主人の所属していた建築設計事務所・標準営造(ZAO)が参加をしていたので、毎年10月の国慶節を含んで開催される北京設計周(BEIJING DESIGN WEEK)にはコロナ前まで足を運んでいました。住商混在する複数の胡同地区で開催されています。そのエリアに拠点を構える建築設計事務所がオープンアトリエを行ったり、通りや建物の壁などにアートやストリートファニチャーが設置され出店もあったり、空き物件でインスタレーションや都市リサーチの展示が行われる催しとして長く続いています。最初の仕掛け人だった建築家の梁井寧さんにお会いしたことがありますが、インタビューによると元々空き物件が増えて衰退した地区の再生を目論んでスタートさせたとのことでした。
私が北京で働いていた頃の中国人の建築設計スタッフである同僚たちからは「衰退した地区でアートやイベントを仕掛けるだけで、根本的解決になっておらず、意味がない」との声が聞かれましたが、開催の年を重ねるとそうしたエリアに新しい飲食店や物販店ができたり、アトリエを開業するアーティストが確実に増えていくので、今で言う日本のリノベーションまちづくりのようなものとして、コロナ前でも効果は実証されつつありました。ものごとの起きるスピードの速さは、開発が進むエリアよりは遅いので、色々批判が起こったのではないかと推察します。年々、参加エリアが増えています。
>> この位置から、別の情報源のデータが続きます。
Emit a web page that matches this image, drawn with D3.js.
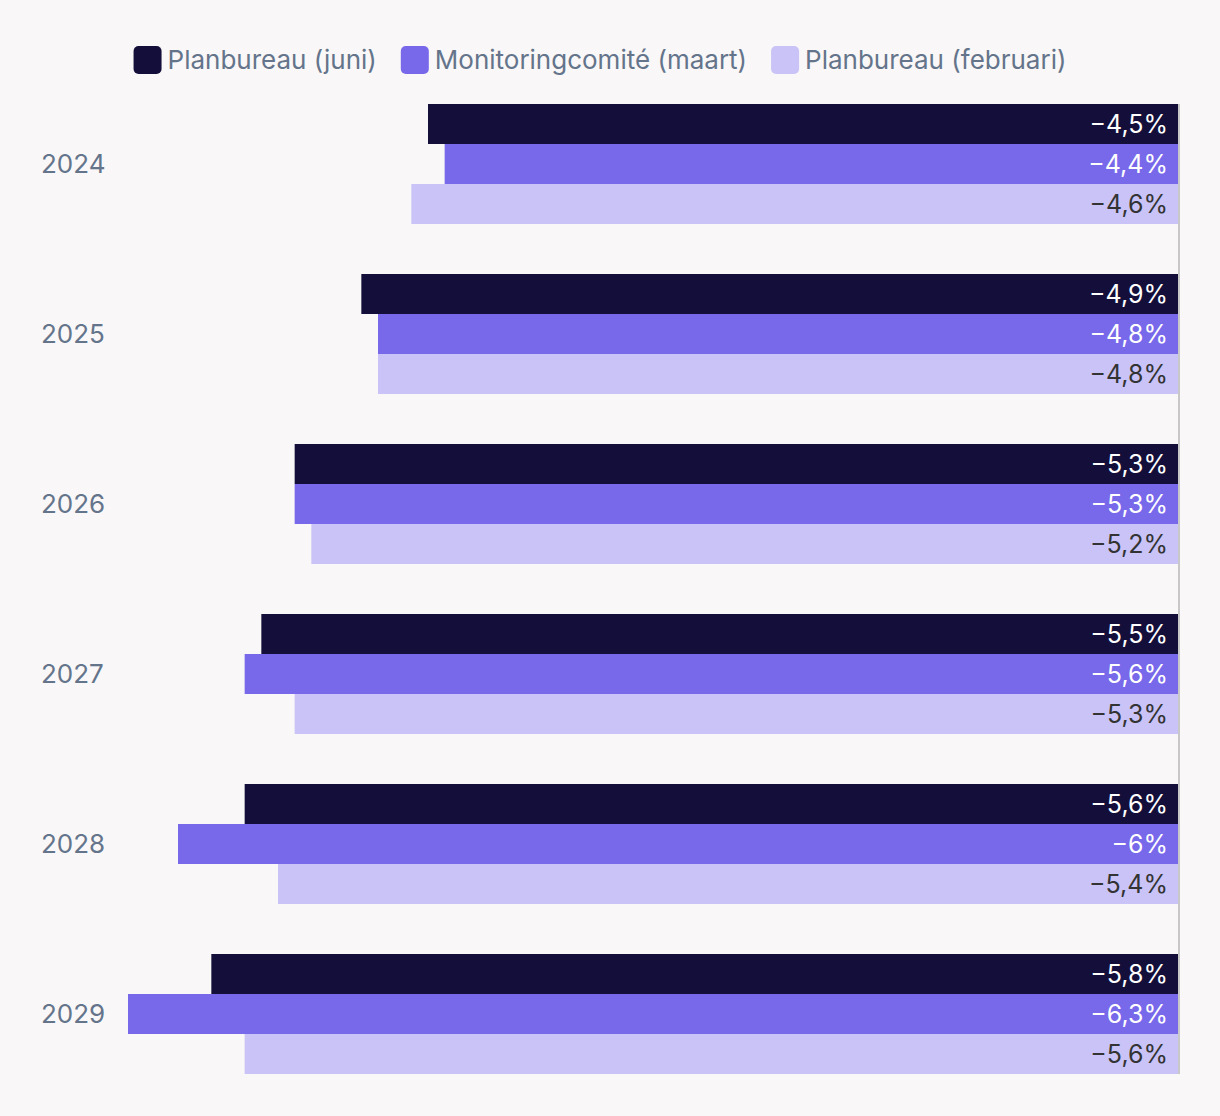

大柵欄地区は、最初にデザインウィークが仕掛けられた場所で、天安門広場の南、前門地区の南西あたりの古い住商混在地区です。前門の真南から東側のエリアは商業的に開発されて昔の街並みは全く残っていませんが、"古めかしい中国らしさ"の新解釈で新築されたグレーの建物群の中でスタバでお茶できたり、また無印良品のホテルもあるので有名です。
大柵欄は現在、と言ってもコロナ前の状況しか知らないのですが、デザインウィークの認知度の向上につれて、年々古い空き家空き店舗物件に出資をする会社や個人が増え、新しい飲食店なども増えていきました。